Pero este bienintencionado propósito del legislador no halla una respuesta firme en una LC que distingue a ciertos acreedores con privilegios personales no siempre debidamente justificados, como en el caso de los créditos tributarios y de Seguridad Social, lo cual supone que el acreedor ordinario, que es en definitiva el más débil –el pequeño proveedor que no goza de privilegio alguno-, acabe siendo el más perjudicado por los efectos del concurso. Por si ello fuera poco ya con la LC de 2003, la reforma de 2011 ha venido a reducir más todavía las posibilidades de actuación del acreedor, obligándole a un estado de tensa espera durante la que no puede ni siquiera acudir a procesos ajenos al concurso para intentar el cobro de su crédito.
La defensa del patrimonio de la concursada parece querer obedecer a la voluntad de defender el interés común de los acreedores (tout pour le peuple) pero, a la práctica, acaba defendiendo tan sólo el interés de unos pocos: fundamentalmente, los acreedores contra la masa y los acreedores privilegiados.
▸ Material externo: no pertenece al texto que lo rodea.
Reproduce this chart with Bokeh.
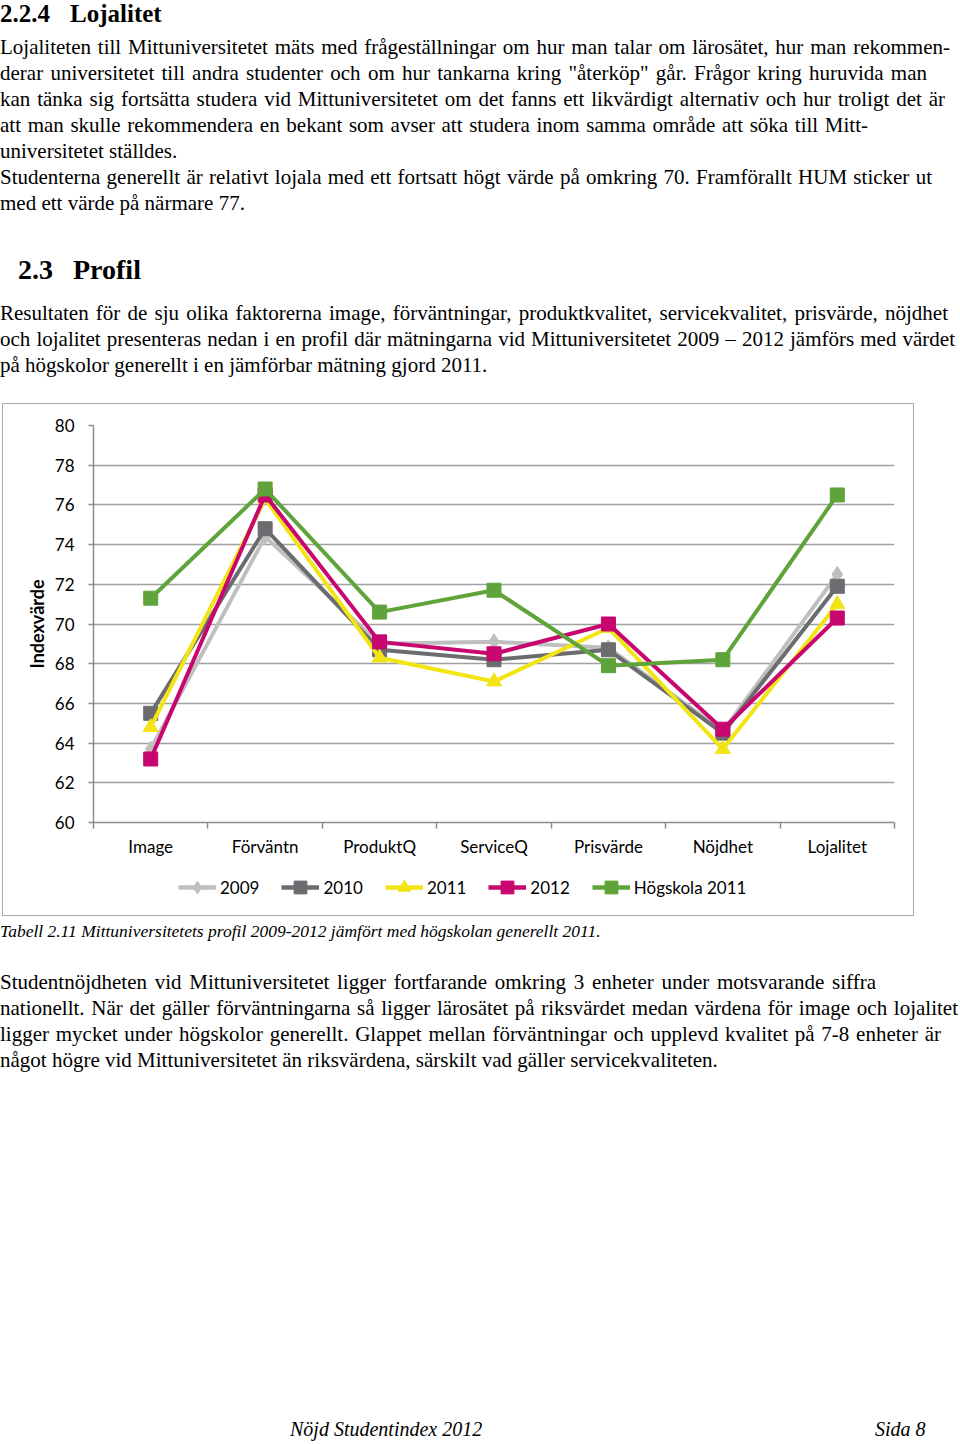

Tras ellos, la postura del acreedor ordinario resulta ciertamente incómoda y, lo que es peor, frustrante: no sólo se le va anunciando poco a poco lo reducidas que son sus expectativas de crédito (a través de los informes de la administración concursal) sino que, además, se le impide que haga nada para rebelarse contra ese negro destino que parece inevitable. Y ello porque las pocas armas que tenía a su disposición le han sido arrebatadas (rien par le peuple).
Resulta por ello urgente replantearse el tratamiento de la posición del acreedor en el concurso y respecto al concurso. En el concurso, mediante mecanismos que permitan al acreedor ordinario no verse perjudicado por la existencia de privilegios de difícil justificación. Respecto al concurso, facilitando que aquel acreedor que quiera llevar a cabo acciones que le permitan la tutela de su crédito, así pueda hacerlo, bien contra la propia concursada (prosiguiendo los embargos acordados con carácter previo al concurso), bien contra sus administradores (exigiendo su responsabilidad), bien contra terceros (como en el caso de la acción directa contra el dueño de la obra). Y es que, en definitiva, si de verdad la legislación concursal se preocupa por el acreedor, es necesario que cuente también con el acreedor.